WHAT THE EXERCISE ASKS:
Print the material below exactly as it stands, please, from its first line to the line holding "fig = plt.figure(figsize=(W", with no pictures.

::::::::

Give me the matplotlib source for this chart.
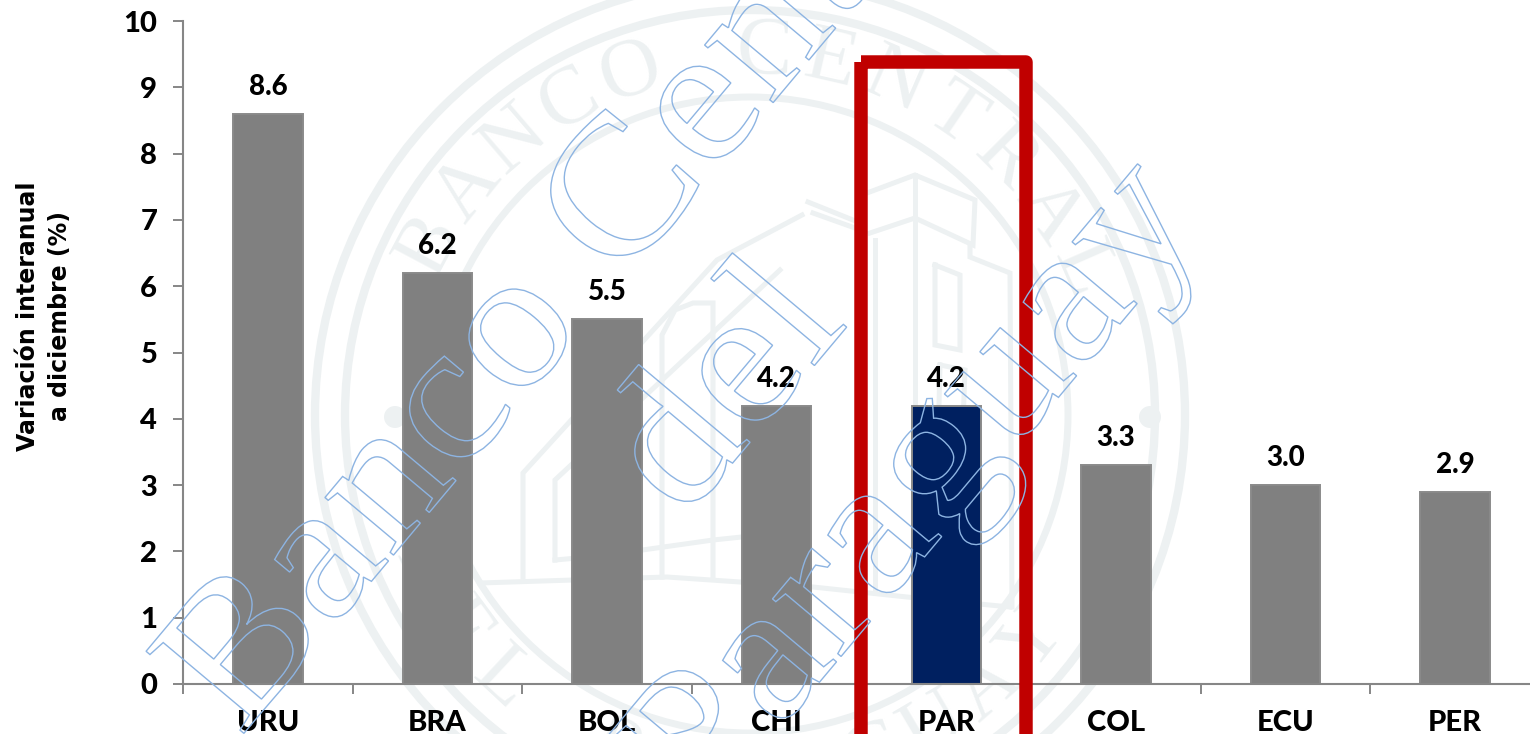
import numpy as np
import matplotlib
matplotlib.use('Agg')
import matplotlib.pyplot as plt
from matplotlib.patches import Circle, PathPatch, Rectangle
from matplotlib.textpath import TextPath
from matplotlib.font_manager import FontProperties
from matplotlib.transforms import Affine2D

countries = ['URU', 'BRA', 'BOL', 'CHI', 'PAR', 'COL', 'ECU', 'PER']
values = [8.6, 6.2, 5.5, 4.2, 4.2, 3.3, 3.0, 2.9]
bar_colors = ['#808080', '#808080', '#808080', '#808080', '#002060', '#808080', '#808080', '#808080']

W, H = 1530, 734
SEAL = '#edf1f2'
WM = '#8db4e2'

fig = plt.figure(figsize=(W / 100, H / 100), dpi=100, facecolor='white')

# seal in the background, in pixel coordinates
bg = fig.add_axes([0, 0, 1, 1], zorder=0)
bg.set_xlim(0, W)
bg.set_ylim(H, 0)
bg.axis('off')
cx, cy = 750, 415
for r, lw in [(405, 6), (435, 6), (318, 5)]:
    bg.add_patch(Circle((cx, cy), r, fc='none', ec=SEAL, lw=lw))
for x in (395, 1150):
    bg.add_patch(Circle((x, 417), 11, fc=SEAL, ec='none'))


def arc_text(s, start, step, radius, top=True):
    for i, ch in enumerate(s):
        a = np.radians(start + i * step)
        x = cx + radius * np.cos(a)
        y = cy - radius * np.sin(a)
        rot = np.degrees(a) - 90 if top else np.degrees(a) + 90
        bg.text(x, y, ch, color=SEAL, fontsize=60, family='Liberation Serif',
                rotation=rot, rotation_mode='anchor', ha='center', va='center')


arc_text('BANCO CENTRAL', 152, -10.7, 362)
arc_text('DEL PARAGUAY', 206, 10.5, 362, top=False)

building = [
    [(523, 577), (523, 473), (717, 260), (802, 215)],
    [(555, 560), (555, 480), (780, 270)],
    [(555, 560), (600, 556), (713, 540), (780, 533)],
    [(480, 583), (667, 577), (813, 587), (907, 597), (1010, 607)],
    [(662, 577), (662, 335), (675, 310), (693, 303), (713, 303), (713, 577)],
    [(808, 202), (853, 220)],
    [(813, 213), (855, 228)],
    [(867, 193), (915, 175), (975, 200), (973, 245), (915, 218), (870, 233)],
    [(915, 175), (915, 590)],
    [(875, 240), (875, 590)],
    [(970, 245), (970, 257), (1010, 273), (1012, 607)],
    [(935, 265), (960, 275), (960, 350), (935, 345), (935, 265)],
    [(940, 365), (965, 370), (962, 450), (938, 445), (940, 365)],
]
for pts in building:
    xs, ys = zip(*pts)
    bg.plot(xs, ys, color=SEAL, lw=3.6, solid_joinstyle='miter')

# the chart itself, its right end runs past the picture
ax = fig.add_axes([183 / W, (H - 684) / H, 1357 / W, 663 / H], zorder=1)
ax.patch.set_alpha(0)
ax.bar(range(len(values)), values, width=0.41, color=bar_colors, edgecolor='#8a8a8a', linewidth=1.4)
for i, v in enumerate(values):
    ax.annotate(f'{v:.1f}', (i, v), xytext=(0, 10), textcoords='offset points', ha='center',
                va='bottom', fontsize=20, fontweight=900, family='Lato', color='black')
ax.set_xlim(-0.5, len(values) - 0.5)
ax.set_ylim(0, 10)
ax.set_yticks(range(11))
ax.set_xticks(range(len(values)))
ax.set_xticklabels(countries, fontsize=21, fontweight=900, family='Lato')
ax.set_xticks(np.arange(-0.5, len(values)), minor=True)
ax.tick_params(axis='x', which='major', length=0, pad=19)
ax.tick_params(axis='x', which='minor', length=7, width=1.4, color='#868686')
ax.tick_params(axis='y', length=7, width=1.4, color='#868686', pad=11.5)
for lab in ax.get_yticklabels():
    lab.set_fontsize(21)
    lab.set_fontweight(900)
    lab.set_family('Lato')
for side in ('top', 'right'):
    ax.spines[side].set_visible(False)
for side in ('left', 'bottom'):
    ax.spines[side].set_color('#868686')
    ax.spines[side].set_linewidth(1.5)
fig.text(44 / W, 1 - 316 / H, 'Variación interanual\na diciembre (%)', rotation=90, ha='center',
         va='center', fontsize=17, fontweight='bold', family='DejaVu Sans', linespacing=1.45)

# red frame and watermark on top
top = fig.add_axes([0, 0, 1, 1], zorder=2)
top.set_xlim(0, W)
top.set_ylim(H, 0)
top.axis('off')
top.patch.set_alpha(0)
top.add_patch(Rectangle((861, 62), 165, 760, fc='none', ec='#c00000', lw=9.7, joinstyle='round', snap=False))

fp = FontProperties(family='Liberation Serif')
for s, x0, y0 in [('Banco Central', 240, 738), ('del', 684, 521), ('Paraguay', 703, 821)]:
    path = TextPath((0, 0), s, size=195, prop=fp)
    tr = Affine2D().scale(1.08, -1).rotate_deg(-50).translate(x0, y0)
    top.add_patch(PathPatch(path, transform=tr + top.transData, fc='none', ec=WM, lw=1.0))

fig.savefig('out.png', dpi=100)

::::::::

COMPLETED TASK:
Give me the matplotlib source for this chart.
import numpy as np
import matplotlib
matplotlib.use('Agg')
import matplotlib.pyplot as plt
from matplotlib.patches import Circle, PathPatch, Rectangle
from matplotlib.textpath import TextPath
from matplotlib.font_manager import FontProperties
from matplotlib.transforms import Affine2D

countries = ['URU', 'BRA', 'BOL', 'CHI', 'PAR', 'COL', 'ECU', 'PER']
values = [8.6, 6.2, 5.5, 4.2, 4.2, 3.3, 3.0, 2.9]
bar_colors = ['#808080', '#808080', '#808080', '#808080', '#002060', '#808080', '#808080', '#808080']

W, H = 1530, 734
SEAL = '#edf1f2'
WM = '#8db4e2'

fig = plt.figure(figsize=(W / 100, H / 100), dpi=100, facecolor='white')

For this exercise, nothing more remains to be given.